Zélia Dias passou grande parte da vida atrás de uma máquina de costura. Foi assim, com a ajuda do marido, o compositor Aluísio Dias, parceiro de Cartola e Carlos Cachaça, que criou três filhos e ajudou a cuidar dos sete netos. Aos 74 anos, ela agora se prepara para conhecer a Europa. Vai visitar Holanda, Alemanha, Áustria, França e Inglaterra, lugares que conhece apenas por fotografias, imagens de televisão ou de ouvir falar. “A viagem vai ser corrida, mas minha filha já me disse que não posso deixar de ver a torre na França”, lembra Zélia, cujo sonho nunca poderia ser concretizado se dependesse das suas parcas economias de costureira aposentada. Mas Tia Zélia é uma das pastoras da Velha Guarda da Mangueira, que no dia 5 de julho inicia sua primeira turnê pela Europa, com 15 shows agendados em um mês.

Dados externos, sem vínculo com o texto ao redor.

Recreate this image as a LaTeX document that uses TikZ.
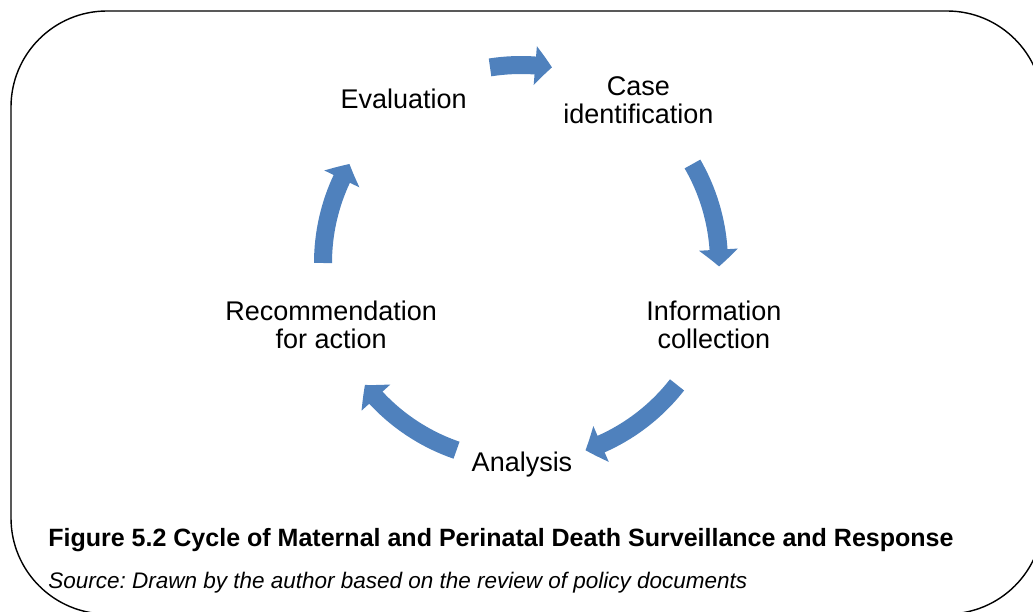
\documentclass[tikz,border=0pt]{standalone}
\usepackage{fontspec}
\setmainfont{Liberation Sans}
\usetikzlibrary{arrows.meta,bending}
\definecolor{cycblue}{RGB}{79,129,189}
\frenchspacing
\begin{document}
\begin{tikzpicture}[
            stage/.style={align=center, inner sep=0pt, font=\fontsize{19.2}{19.9}\selectfont},
            cyc/.style={draw=cycblue, line width=0.45cm, -{Triangle[width=0.95cm,length=0.42cm,bend]}},
            note/.style={anchor=base west, inner sep=0pt}
        ]
        \useasboundingbox (0,0) rectangle (25.825,15.3);
        \clip (0,0) rectangle (25.825,15.3);

        \draw[line width=1pt, rounded corners=2.4cm] (0.275,-0.05) rectangle (26.075,15.025);

        \coordinate (ctr) at (13.025,8.725);

        \node[stage, anchor=base] (eval) at (10.09,12.59) {Evaluation};
        \node[stage] (case) at (15.96,12.79) {Case\\identification};
        \node[stage] (info) at (17.85,7.19) {Information\\collection};
        \node[stage, anchor=base] (ana) at (13.05,3.5) {Analysis};
        \node[stage] (rec) at (8.28,7.19) {Recommendation\\for action};

        \draw[cyc] ([shift={(99:4.95)}]ctr) arc[start angle=99, end angle=81, radius=4.95];
        \draw[cyc] ([shift={(30:4.95)}]ctr) arc[start angle=30, end angle=-1, radius=4.95];
        \draw[cyc] ([shift={(-38:4.95)}]ctr) arc[start angle=-38, end angle=-71, radius=4.95];
        \draw[cyc] ([shift={(-109:4.95)}]ctr) arc[start angle=-109, end angle=-142, radius=4.95];
        \draw[cyc] ([shift={(180:4.95)}]ctr) arc[start angle=180, end angle=150, radius=4.95];

        \node[note, font=\fontsize{17.8}{20}\selectfont\bfseries] (cap) at (1.2,1.625)
            {Figure 5.2 Cycle of Maternal and Perinatal Death Surveillance and Response};
        \node[note, font=\fontsize{16}{18}\selectfont\itshape] (src) at (1.2,0.575)
            {Source: Drawn by the author based on the review of policy documents};
    \end{tikzpicture}
\end{document}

As apresentações do outro lado do Atlântico são mais um sinal da profissionalização das velhas guardas das escolas de samba cariocas, que mantêm viva a tradição do gênero. Trata-se de uma movimentação com vários indícios. No início do ano, as velhas guardas da Mangueira e da Portela lançaram seus respectivos discos. O da Mangueira, Velha guarda e convidados, conta com as participações de Lenine e Beth Carvalho e já vendeu 20 mil cópias. Tudo azul, da Portela, apadrinhado e produzido por Marisa Monte, contabiliza 35 mil. Quem agora também corre atrás da nova onda é o Salgueiro. No último final de semana, sua velha guarda tocou pela primeira vez num reduto da zona sul carioca, o Vinícius Piano Bar, com as três noites lotadas. E, na terça-feira 6, entrou em estúdio para gravar seu primeiro álbum, em fase de negociação com gravadoras, trazendo a participação de Almir Guineto, como adianta o vice-presidente salgueirense, Nilton Pereira, o Niltinho. “Sempre fomos uma escola muito querida na zona sul. O momento é muito propício para o CD, há uma valorização do samba de raiz”, reconhece ele.

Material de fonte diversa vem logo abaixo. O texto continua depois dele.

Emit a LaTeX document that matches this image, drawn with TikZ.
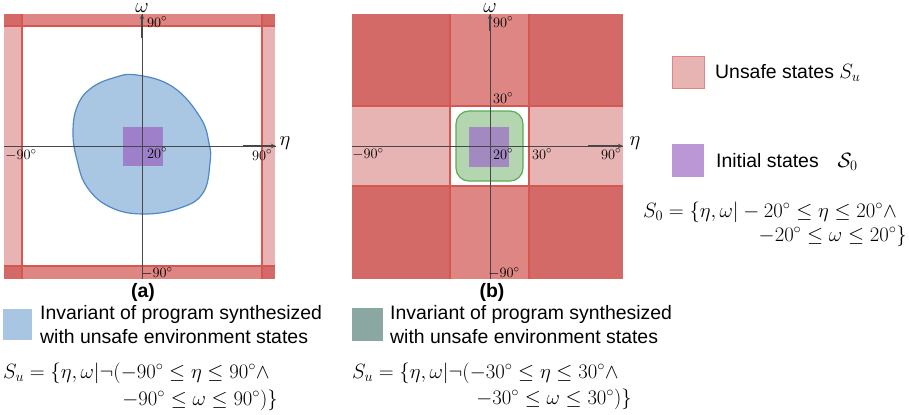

Enquanto a Mangueira arruma as malas, o grupo portelense acaba de voltar de Paris, onde fez dois shows ao lado de Paulinho da Viola e de Dona Ivone Lara. Na platéia, em meio à colônia brasileira, os franceses eram facilmente identificados pela falta de ginga, conta Tia Surica, 59 anos, pastora da escola de Madureira. “Foi tudo lindo, ficava com os olhos cheios d’água por estar levando o nome da Portela tão longe.” Entre um show e outro, Tia Surica e sua turma esnobaram o vinho local e gastaram todos os francos com cerveja. No próximo dia 19, voltam à Europa, desta vez para cantar em Lisboa. E como não poderia deixar de ser, diante da movimentação intensa destes velhos guerreiros do samba, dois projetos de documentários já estão em andamento. O leitor já viu este filme, não? Pois é inevitável fazer associação com a bem-sucedida trajetória dos músicos cubanos de Buena Vista Social Club, documentário de Wim Wenders que tirou Rubén González, Ibrahim Ferrer e cia. do ostracismo ao estourar nos cinemas de todo o mundo.

Os sambistas do Rio de Janeiro foram ao cinema ver os colegas cubanos e se reconheceram na tela. “Eu me identifiquei muito”, diz Quincas, 66 anos, compositor e tocador de cuíca na Mangueira. “A história deles é idêntica à nossa”, completa Tia Zélia, que gostou tanto do filme que o viu duas vezes. Declaradamente inspirado na fita de Wenders, o diretor musical Josimar Monteiro teve a idéia de transformar a turnê da Mangueira num filme. A semelhança entre as trajetórias carioca e cubana será celebrada no show da Áustria, em 30 de julho, quando a velha guarda dividirá o palco com o cubano Compay Segundo. A viagem da Mangueira deve virar documentário pelas mãos do diretor Belisário Franca, que ainda depende dos recursos conseguidos para decidir se fará um longa ou um curta-metragem.

Lula Buarque de Hollanda, da festejada Conspiração Filmes, no segundo semestre também começa a rodar um documentário em longa-metragem com o título provisório de Velha guarda do samba. A idéia inicial era se restringir à Portela, com a qual Lula fez contato por intermédio da cunhada Marisa Monte. “Vimos que tem muita gente do samba pouco conhecida e isso daria um material maior e maravilhoso. É um projeto sedutor”, entusiasma-se Lula, que vai intercalar a parte musical com histórias saborosas dos sambistas. Ele jura que a idéia é anterior à de Buena Vista Social Club, e surgiu quando Marisa começou as pesquisas para o álbum Tudo azul. “É uma coincidência, e os trabalhos são complementares”, garante. Coincidência ou não, pouco importa. Para as velhas guardas a grande sensação é sair dos morros para o mundo.